March 28th, 2011 by Lyzi Diamond
The ASUO Election issue is now online! Check it out for ballot measure endorsements, candidate interviews and other articles that will make your spine tingle and your toes numb. Or something. You can download it by clicking the link in the sidebar, or clicking here.
The Expansion Issue is also in the sidebar for your viewing pleasure, or you can download it here.
And I’ll be posting the full text of our ballot endorsements today, but suffice to say that you sould VOTE NO ON EVERYTHING, ESPECIALLY OSPIRG.
March 28th, 2011 by Lyzi Diamond
For those not in the know, ASUO elections started today. In about an hour and a half I’ll be putting online our ASUO Elections issue, with interviews, ballot endorsements (VOTE NO ON EVERYTHING) and other goodies.

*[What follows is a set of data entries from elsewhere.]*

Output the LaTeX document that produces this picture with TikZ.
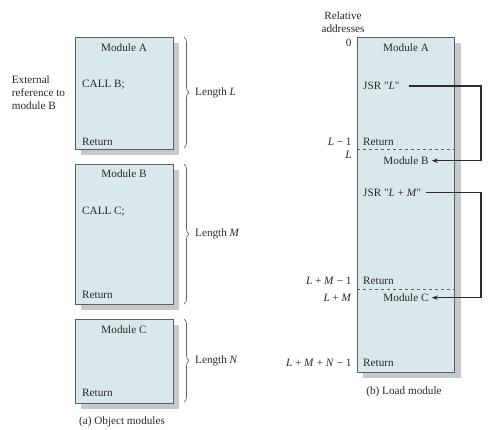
\documentclass[tikz,border=0pt]{standalone}
\usepackage{fontspec}
\setmainfont{Liberation Serif}
\usetikzlibrary{decorations.pathreplacing,arrows.meta}
\definecolor{boxfill}{RGB}{217,233,235}
\definecolor{boxline}{RGB}{90,95,97}
\definecolor{shadowgray}{RGB}{200,200,200}
\definecolor{bracegray}{RGB}{100,100,100}
\definecolor{conngray}{RGB}{45,45,45}
\definecolor{txtgray}{RGB}{40,40,40}
\begin{document}
\begin{tikzpicture}[x=1pt,y=-1pt,
  font=\fontsize{11.2}{13}\selectfont, text=txtgray,
  modbox/.style={draw=boxline, fill=boxfill, line width=0.9pt, inner sep=0pt, anchor=north west},
  shadowbox/.style={fill=shadowgray},
  txtw/.style={inner sep=0pt, anchor=west},
  txte/.style={inner sep=0pt, anchor=east},
  txtc/.style={inner sep=0pt, anchor=center},
  brc/.style={decorate, decoration={brace, amplitude=5pt}, draw=bracegray, line width=0.7pt},
  sep/.style={draw=boxline, dashed, line width=0.7pt},
  conn/.style={draw=conngray, line width=1.3pt, -{Stealth[length=6pt,width=4.5pt]}}
]
\useasboundingbox (0,0) rectangle (494,429);

% ---------- (a) object modules ----------
\fill[shadowbox] (81,43) rectangle (179,155);
\node[modbox, minimum width=97.7pt, minimum height=112.3pt] (objA) at (75,36.7) {};
\fill[shadowbox] (81,170) rectangle (179,310);
\node[modbox, minimum width=97.7pt, minimum height=140.3pt] (objB) at (75,164) {};
\fill[shadowbox] (81,325) rectangle (179,408.7);
\node[modbox, minimum width=97.7pt, minimum height=83.7pt] (objC) at (75,319) {};

\node[txtc] (aA) at (124,47.7) {Module A};
\node[txtw] (aCall) at (82,85) {CALL B;};
\node[txtw] (aRet) at (82,141.7) {Return};
\node[txtc] (bB) at (124,174) {Module B};
\node[txtw] (bCall) at (82,211.7) {CALL C;};
\node[txtw] (bRet) at (82,295) {Return};
\node[txtc] (cC) at (124,330) {Module C};
\node[txtw] (cRet) at (82,392.7) {Return};

\node[txtw, align=left] (ext) at (11.7,93) {External\\reference to\\module B};

\draw[brc] (184,37) -- (184,148) coordinate[midway] (brA);
\draw[brc] (184,164) -- (184,304) coordinate[midway] (brB);
\draw[brc] (184,319) -- (184,402) coordinate[midway] (brC);
\node[txtw] (lenL) at (195,93) {Length \textit{L}};
\node[txtw] (lenM) at (195,234) {Length \textit{M}};
\node[txtw] (lenN) at (195,360.5) {Length \textit{N}};

\node[txtc] (capA) at (122,421.7) {(a) Object modules};

% ---------- (b) load module ----------
\fill[shadowbox] (363.3,42.7) rectangle (460.7,378.3);
\node[modbox, minimum width=96.7pt, minimum height=335.6pt] (load) at (357.3,36.7) {};
\draw[sep] (load.west |- 0,149) -- (load.east |- 0,149);
\draw[sep] (load.west |- 0,289) -- (load.east |- 0,289);

\node[txtc, align=center] (rel) at (343,22) {Relative\\addresses};
\node[txte] (a0) at (351.7,42.7) {0};
\node[txte] (aL1) at (351.7,141.7) {\textit{L} − 1};
\node[txte] (aL) at (351.7,155) {\textit{L}};
\node[txte] (aLM1) at (351.7,280.7) {\textit{L} + \textit{M} − 1};
\node[txte] (aLM) at (351.7,297.7) {\textit{L} + \textit{M}};
\node[txte] (aLMN1) at (351.7,363) {\textit{L} + \textit{M} + \textit{N} − 1};

\node[txtc] (lA) at (406,47.7) {Module A};
\node[txtw] (jsrA) at (363,86) {JSR \textquotedbl\textit{L}\textquotedbl};
\node[txtw] (lRetA) at (363,141.7) {Return};
\node[txtc] (lB) at (406,160.7) {Module B};
\node[txtw] (jsrB) at (363,192.7) {JSR \textquotedbl\textit{L} + \textit{M}\textquotedbl};
\node[txtw] (lRetB) at (363,280.7) {Return};
\node[txtc] (lC) at (406,297.7) {Module C};
\node[txtw] (lRetC) at (363,363) {Return};

\node[txtc] (capB) at (404,392) {(b) Load module};

\coordinate (busA) at (481,0);
\draw[conn, shorten <=9pt, shorten >=3pt] (jsrA.east) -- (jsrA.east -| busA) -- (busA |- lB.east) -- (lB.east);
\draw[conn, shorten <=5pt, shorten >=3pt] (jsrB.east) -- (jsrB.east -| busA) -- (busA |- lC.east) -- (lC.east);
\end{tikzpicture}
\end{document}
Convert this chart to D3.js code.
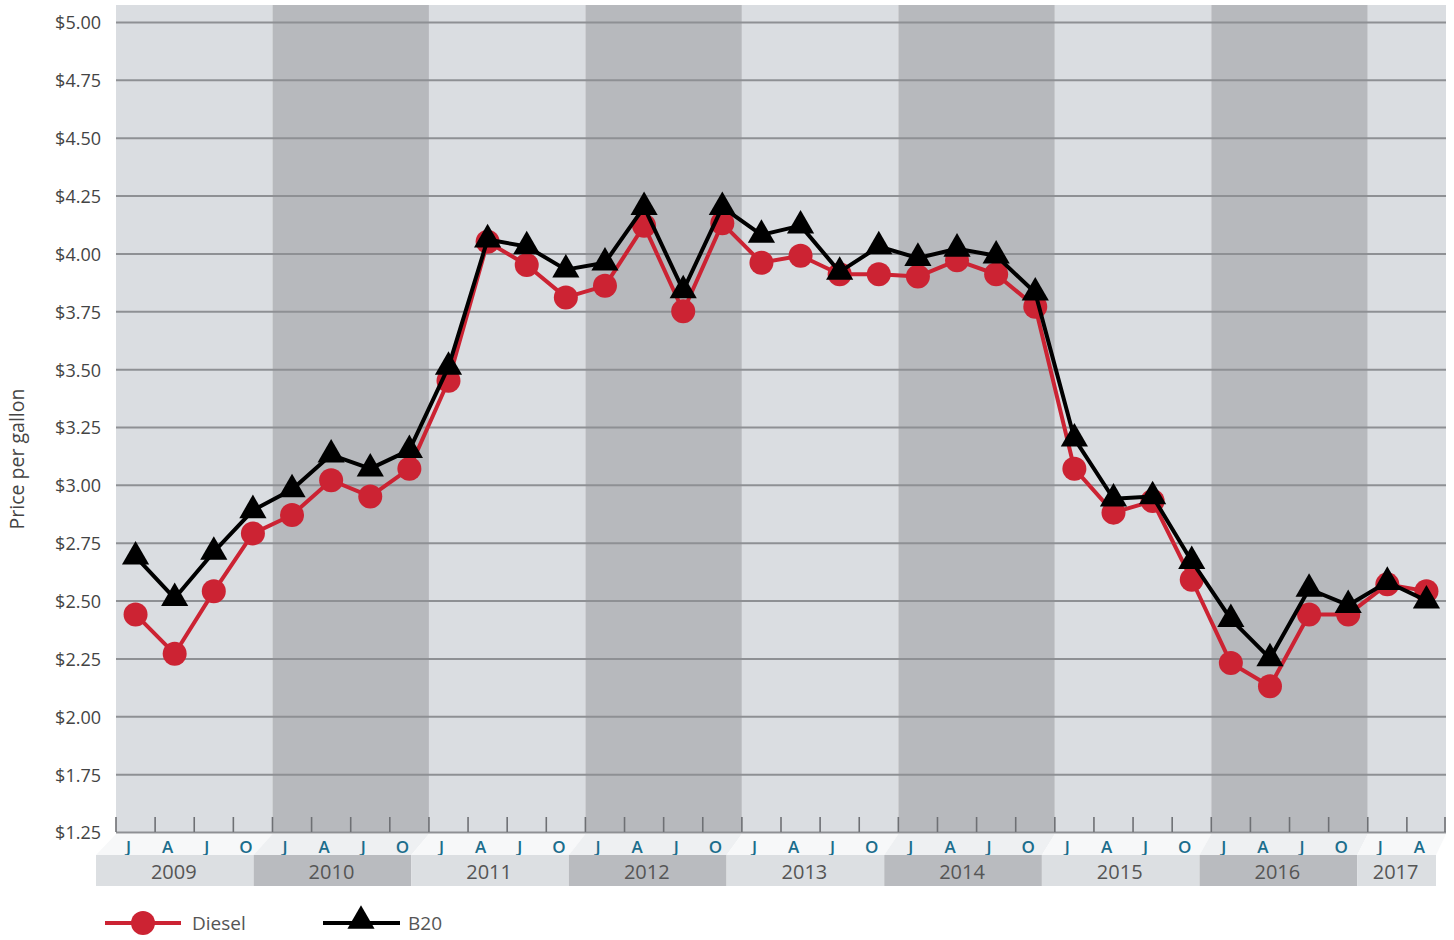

My ASUO elections season started with opening today’s Ol’ Dirty and having two fliers fall out: a Ben & Katie flyer (red shirts, bright yellow flier) and a pro-OSPIRG flier (hot pink). I thought to myself, “Is the Emerald endorsing Ben & Katie?” I then thought better of myself.
It’s really just as well, though, as it was the only election-related item even remotely connected to the paper, save for a couple letters to the editor regarding ballot measures. That is to say that on the first day of ASUO elections, there is no article about ASUO elections.
Keep it classy, Emerald.
I haven’t yet been down to 13th and University, so I can’t attest to that craziness, but Emerald copy editor Thomas Kyle-Milward just informed me that four grievances have already been filed. Apparently Ben & Katie (red shirts) allegedly started campaigning two days early, calling people to ask them to vote. This is the pro-OSPIRG slate, so all communications from the PIRG are also likely from this campaign.
There are seven executive candidates:
Only two of them seem to be serious. And real casual, ballot measure #6 just says “Constitutional Amendment:”
I bet it’ll pass anyway. That’s how much people care about ASUO elections. Either way, we at the Commentator are excited, and extensive coverage will be provided by Mr. Rockne Andrew Roll and a cast of others.
Let the games begin.
March 11th, 2011 by Alex Tomchak Scott
Here was his reaction when I requested an interview for the upcoming ASUO elections issue. The “they” in question is the Commentator:
They supported the Pacifica Forum last year, so I can’t acknowledge them. They’re apologists for fascists … I will not partake in any interview with them.
There was a sentence where the ellipsis is, but my notebook didn’t catch it. Gillespie is running for ASUO president.
January 25th, 2011 by Lyzi Diamond
Probably recognizing they will be unable to receive a contract for the 2011-12 fiscal year, the Oregon Students Public Interest Research Group is on campus collecting signatures for a ballot measure to appear during the ASUO election during weeks one and two of spring term. The text of the ballot measure is as follows:
Should the ASUO fund the Oregon Student Public Interest Research Group (OSPIRG) at a level that allows OSPIRG to hire professional staff to advocate on behalf of students locally, statewide, and nationally in places like the State Legislature and Congress?
OSPIRG is a statewide, student-directed and funded organization that strives to fulfill the public service mission of the University by combining student activism and professional staff to do advocacy, organizing and research for the public interest on campus, statewide and nationally to lower healthcare costs, stop global warming, protect public health, make textbooks more affordable, and increase public transit. OSPIRG is controlled by an all-student Board of Directors.
A YES vote is a non-binding statement that the ASUO should fund OSPIRG at a level that allows OSPIRG to hire professional staff to advocate on behalf of students locally, statewide, and nationally in places like the State Legislature and Congress on issues such as those described above.
A NO vote is a non-binding statement that the ASUO should not fund an OSPIRG program, as described above.
First of all, this is the exact same ballot measure that was on the ballot last year. Word for word.